═════ Provided information
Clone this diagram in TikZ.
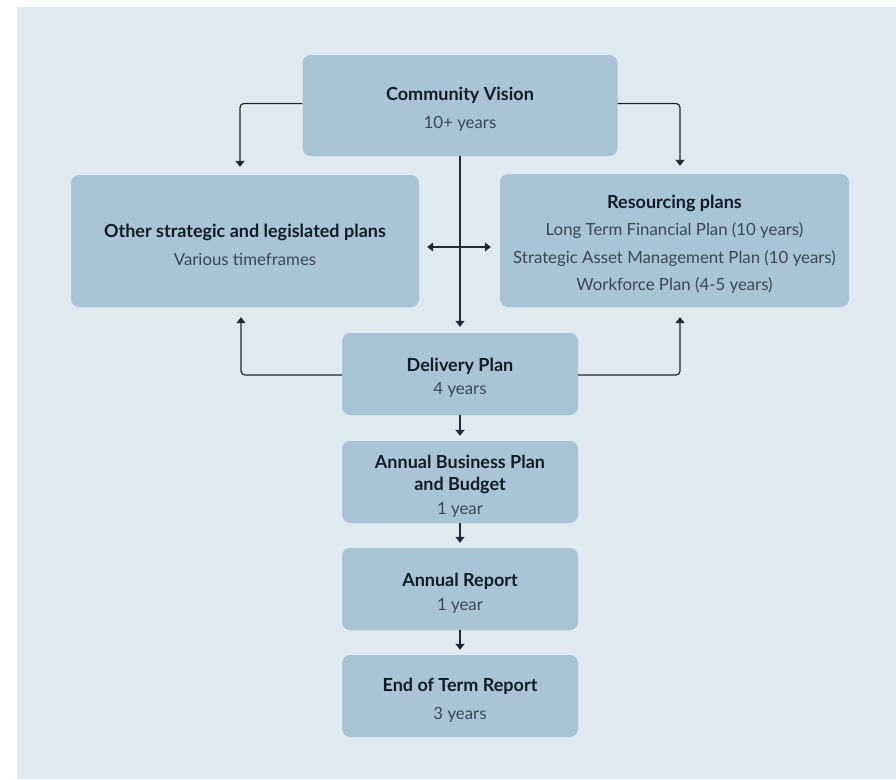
\documentclass[tikz,border=0pt]{standalone}
\usepackage{fontspec}
\usepackage{tikz}
\usepackage{xcolor}
\usetikzlibrary{arrows.meta}
\setmainfont{Lato}

\definecolor{pagebg}{HTML}{DFE9F0}
\definecolor{boxfill}{HTML}{A8C4D5}
\definecolor{linedark}{HTML}{1E2A36}
\definecolor{titletext}{HTML}{111C28}
\definecolor{subtext}{HTML}{3B4753}

\newcommand{\toppad}{\rule{0pt}{21pt}}
\newcommand{\boxtitle}[1]{{\fontsize{18}{24}\selectfont\bfseries\color{titletext}#1}}
\newcommand{\boxsub}[1]{{\fontsize{16.8}{24}\selectfont\color{subtext}#1}}

\tikzset{
	planbox/.style={fill=boxfill, rounded corners=8pt, align=center, inner sep=0pt,
		font=\fontsize{16.8}{24}\selectfont},
	link/.style={linedark, line width=1.2pt, rounded corners=4pt,
		-{Triangle[width=9pt,length=6pt]}},
	linkboth/.style={linedark, line width=1.2pt,
		{Triangle[width=9pt,length=6pt]}-{Triangle[width=9pt,length=6pt]}}
}

\begin{document}
\begin{tikzpicture}[x=1pt, y=-1pt]
	% hintergrund
	\useasboundingbox (0,0) rectangle (896,779);
	\fill[white] (0,0) rectangle (896,779);
	\fill[pagebg] (17,7) rectangle (896,779);
	% obere ebene
	\node[planbox, minimum width=315pt, minimum height=101pt] (vision) at (460,105.5)
		{\toppad\boxtitle{Community Vision}\\[4pt]\boxsub{10+ years}};
	% mittlere ebene, zwei seiten
	\node[planbox, minimum width=348pt, minimum height=132pt] (other) at (245,241)
		{\toppad\boxtitle{Other strategic and legislated plans}\\[4pt]\boxsub{Various timeframes}};
	\node[planbox, minimum width=349pt, minimum height=133pt] (resource) at (674.5,240.5)
		{\toppad\boxtitle{Resourcing plans}\\[3.5pt]\boxsub{Long Term Financial Plan (10 years)}\\[3.5pt]
		\boxsub{Strategic Asset Management Plan (10 years)}\\[3.5pt]\boxsub{Workforce Plan (4-5 years)}};
	% untere kette
	\node[planbox, minimum width=236pt, minimum height=82pt] (delivery) at (460,374)
		{\toppad\boxtitle{Delivery Plan}\\[-1pt]\boxsub{4 years}};
	\node[planbox, minimum width=236pt, minimum height=82pt] (business) at (460,482)
		{\toppad\boxtitle{Annual Business Plan}\\[-2pt]\boxtitle{and Budget}\\\boxsub{1 year}};
	\node[planbox, minimum width=236pt, minimum height=82pt] (annual) at (460,589)
		{\toppad\boxtitle{Annual Report}\\\boxsub{1 year}};
	\node[planbox, minimum width=236pt, minimum height=82pt] (endterm) at (460,696)
		{\toppad\boxtitle{End of Term Report}\\[4pt]\boxsub{3 years}};
	% pfeile von oben
	\draw[link] ([yshift=2pt]vision.west) -| ([xshift=-5pt,yshift=8pt]other.north);
	\draw[link] ([yshift=2pt]vision.east) -| ([xshift=5.5pt,yshift=8pt]resource.north);
	\draw[link] (vision.south) -- ([yshift=6pt]delivery.north);
	\draw[linkboth] ([xshift=8pt,yshift=-6pt]other.east) -- ([xshift=-9pt,yshift=-6.5pt]resource.west);
	% pfeile von delivery nach oben
	\draw[link] ([yshift=-1pt]delivery.west) -| ([xshift=-4pt,yshift=-10pt]other.south);
	\draw[link] ([yshift=-1pt]delivery.east) -| ([xshift=5.5pt,yshift=-10pt]resource.south);
	% kette nach unten
	\draw[link] (delivery.south) -- ([yshift=5pt]business.north);
	\draw[link] (business.south) -- ([yshift=5pt]annual.north);
	\draw[link] (annual.south) -- ([yshift=5pt]endterm.north);
\end{tikzpicture}
\end{document}
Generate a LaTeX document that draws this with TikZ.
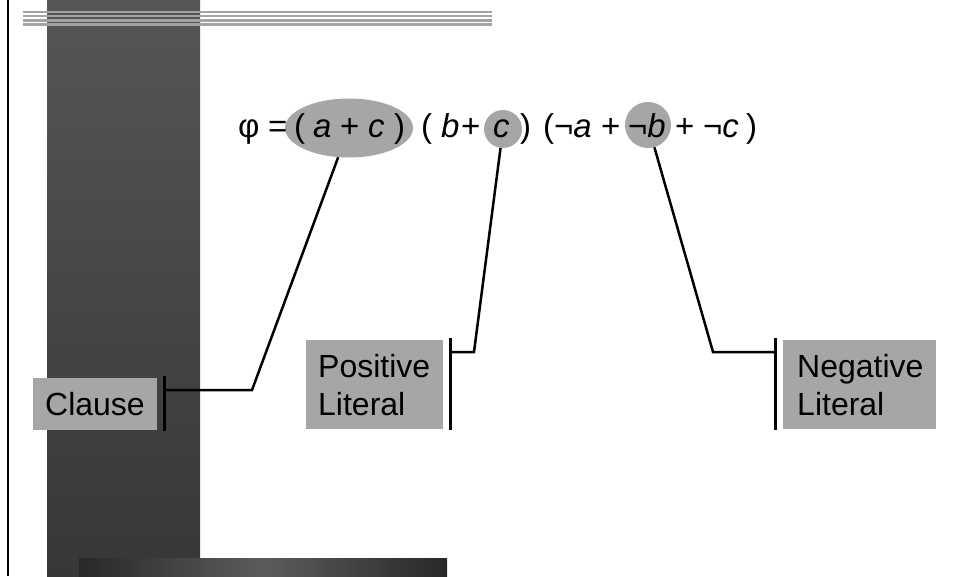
\documentclass[tikz,border=0pt]{standalone}
\usepackage{fontspec}
\setmainfont{Liberation Sans}
\usetikzlibrary{shapes.geometric}
\definecolor{hl}{HTML}{A6A6A6}
\definecolor{stripe}{HTML}{A4A4A4}
\definecolor{coltop}{HTML}{565656}
\definecolor{colbot}{HTML}{373737}
\definecolor{bardark}{HTML}{282828}
\definecolor{barlight}{HTML}{5C5C5C}
\tikzset{
  bigfont/.style={font=\fontsize{32}{38}\selectfont},
  formfont/.style={font=\fontsize{33}{38}\selectfont},
  tok/.style={formfont, anchor=base west, inner sep=0pt},
  hlshape/.style={fill=hl, draw=none, inner sep=0pt},
  lbox/.style={fill=hl, draw=none, bigfont, align=left, inner xsep=0pt, inner ysep=0pt, anchor=north west},
  conn/.style={draw=black, line width=2.5pt},
  tbar/.style={draw=black, line width=3pt}
}
\begin{document}
\begin{tikzpicture}[x=1pt,y=-1pt]
\useasboundingbox (0,0) rectangle (956,576);
\fill[white] (0,0) rectangle (956,576);
% left rule
\draw[line width=2.2pt] (8.3,0) -- (8.3,576);
% dark column
\shade[top color=coltop, bottom color=colbot] (47,0) rectangle (200,576);
% bottom bar
\shade[left color=bardark, right color=bardark, middle color=barlight] (79,558) rectangle (447,576);
% stripes
\foreach \yy in {12.2,16.2,20.3,24.5}
  \fill[stripe] (23,\yy-1.25) rectangle (492,\yy+1.25);
% highlight shapes
\node[hlshape, ellipse, minimum width=128pt, minimum height=59pt] (clauseE) at (349,128) {};
\node[hlshape, circle, minimum size=38pt] (posC) at (503,129) {};
\node[hlshape, circle, minimum size=46pt] (negC) at (648,125) {};
% formula tokens
\foreach \xx/\tt [count=\i] in {238/φ, 268/=, 294/(, 313/\textit{a}, 340/+, 368/\textit{c}, 394/),
   421/(, 441/\textit{b}, 461/+, 493/\textit{c}, 520/),
   543/(¬\textit{a}, 601/+, 628/¬\textit{b}, 675/+, 703/¬\textit{c}, 746/)}
  \node[tok] (tok\i) at (\xx,137) {\tt};
% label boxes
\node[lbox, minimum width=124pt, minimum height=52pt, text width=100pt] (clauseB) at (33,378) {Clause};
\node[lbox, minimum width=137pt, minimum height=89pt, text width=113pt] (posB) at (306,340) {Positive\\Literal};
\node[lbox, minimum width=153pt, minimum height=89pt, text width=125pt] (negB) at (783,340) {Negative\\Literal};
% bars
\coordinate (cbT) at (164,376); \coordinate (cbB) at (164,431); \coordinate (cbM) at (164,390);
\coordinate (pbT) at (450,338); \coordinate (pbB) at (450,430); \coordinate (pbM) at (450,352);
\coordinate (nbT) at (775,338); \coordinate (nbB) at (775,430); \coordinate (nbM) at (775,352);
\draw[tbar] (cbT) -- (cbB);
\draw[tbar] (pbT) -- (pbB);
\draw[tbar] (nbT) -- (nbB);
% bends
\coordinate (cK) at (252,390);
\coordinate (pK) at (474,352);
\coordinate (nK) at (713,352);
\draw[conn] (clauseE) -- (cK) -- (cbM);
\draw[conn] (posC) -- (pK) -- (pbM);
\draw[conn] (negC) -- (nK) -- (nbM);
\end{tikzpicture}
\end{document}
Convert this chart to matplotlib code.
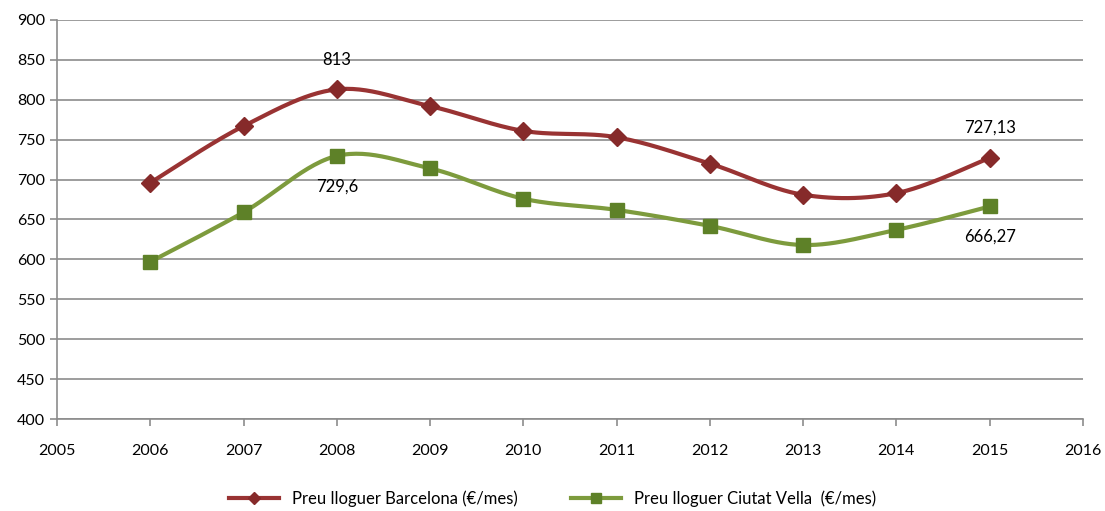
import numpy as np
import matplotlib.pyplot as plt

# Dades (llegides del gràfic)
anys = [2006, 2007, 2008, 2009, 2010, 2011, 2012, 2013, 2014, 2015]
preu_barcelona = [696, 767, 813, 792, 761, 753, 720, 681, 683, 727.13]
preu_ciutat_vella = [597, 659, 729.6, 714, 676, 662, 642, 618, 637, 666.27]
nom_barcelona = "Preu lloguer Barcelona (€/mes)"
nom_ciutat_vella = "Preu lloguer Ciutat Vella  (€/mes)"

plt.rcParams['font.family'] = ['Lato', 'DejaVu Sans']


def suavitzar(x, y, n=30):
    # corba tipus Excel (Bezier amb punts de control de Catmull-Rom)
    x = np.asarray(x, float)
    y = np.asarray(y, float)
    px = np.concatenate([[x[0]], x, [x[-1]]])
    py = np.concatenate([[y[0]], y, [y[-1]]])
    xs, ys = [], []
    t = np.linspace(0, 1, n)
    for i in range(1, len(px) - 2):
        p0 = np.array([px[i], py[i]])
        p3 = np.array([px[i + 1], py[i + 1]])
        c1 = p0 + (np.array([px[i + 1], py[i + 1]]) - np.array([px[i - 1], py[i - 1]])) / 6
        c2 = p3 - (np.array([px[i + 2], py[i + 2]]) - np.array([px[i], py[i]])) / 6
        b = ((1 - t) ** 3)[:, None] * p0 + (3 * (1 - t) ** 2 * t)[:, None] * c1 \
            + (3 * (1 - t) * t ** 2)[:, None] * c2 + (t ** 3)[:, None] * p3
        xs.extend(b[:, 0])
        ys.extend(b[:, 1])
    return xs, ys


fig = plt.figure(figsize=(11.05, 5.11), dpi=100)
ax = fig.add_axes([0.0516, 0.180, 0.9284, 0.781])

color_bcn = '#993333'
marker_bcn = '#862A2A'
color_cv = '#7D9B3D'
marker_cv = '#5E8128'

xs, ys = suavitzar(anys, preu_barcelona)
ax.plot(xs, ys, color=color_bcn, lw=3, zorder=3)
ax.plot(anys, preu_barcelona, ls='none', marker='D', ms=9, color=marker_bcn, zorder=4)
xs, ys = suavitzar(anys, preu_ciutat_vella)
ax.plot(xs, ys, color=color_cv, lw=3, zorder=3)
ax.plot(anys, preu_ciutat_vella, ls='none', marker='s', ms=10, color=marker_cv, zorder=4)

# entrades de la llegenda
ax.plot([], [], color=color_bcn, lw=3, marker='D', ms=6, mfc=marker_bcn, mec=marker_bcn, label=nom_barcelona)
ax.plot([], [], color=color_cv, lw=3, marker='s', ms=7, mfc=marker_cv, mec=marker_cv, label=nom_ciutat_vella)

# etiquetes de dades
def fmt(v):
    return f"{v:g}".replace('.', ',')

ax.annotate(fmt(preu_barcelona[2]), (anys[2], preu_barcelona[2]), xytext=(0, 21),
            textcoords='offset points', ha='center', va='center', fontsize=12)
ax.annotate(fmt(preu_ciutat_vella[2]), (anys[2], preu_ciutat_vella[2]), xytext=(0, -22),
            textcoords='offset points', ha='center', va='center', fontsize=12)
ax.annotate(fmt(preu_barcelona[-1]), (anys[-1], preu_barcelona[-1]), xytext=(0, 22),
            textcoords='offset points', ha='center', va='center', fontsize=12)
ax.annotate(fmt(preu_ciutat_vella[-1]), (anys[-1], preu_ciutat_vella[-1]), xytext=(0, -22),
            textcoords='offset points', ha='center', va='center', fontsize=12)

ax.set_xlim(2005, 2016)
ax.set_ylim(400, 900)
ax.set_xticks(range(2005, 2017))
ax.set_yticks(range(400, 901, 50))
ax.yaxis.grid(True, color='#8C8C8C', lw=1.2)
ax.set_axisbelow(True)
for s in ['top', 'right']:
    ax.spines[s].set_visible(False)
for s in ['left', 'bottom']:
    ax.spines[s].set_color('#8C8C8C')
    ax.spines[s].set_linewidth(1.2)
ax.tick_params(axis='both', colors='#8C8C8C', length=5, width=1.2, labelcolor='black', labelsize=11.5)
ax.tick_params(axis='x', pad=13)

fig.legend(loc='lower center', bbox_to_anchor=(0.5, -0.022), ncol=2, frameon=False,
           fontsize=12, handlelength=3, columnspacing=3.2)

plt.savefig('out.png', dpi=100)
plt.close()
══════════
Goal: Find the lines above holding the word "this" and show them.

Task response:
Clone this diagram in TikZ.
Generate a LaTeX document that draws this with TikZ.
Convert this chart to matplotlib code.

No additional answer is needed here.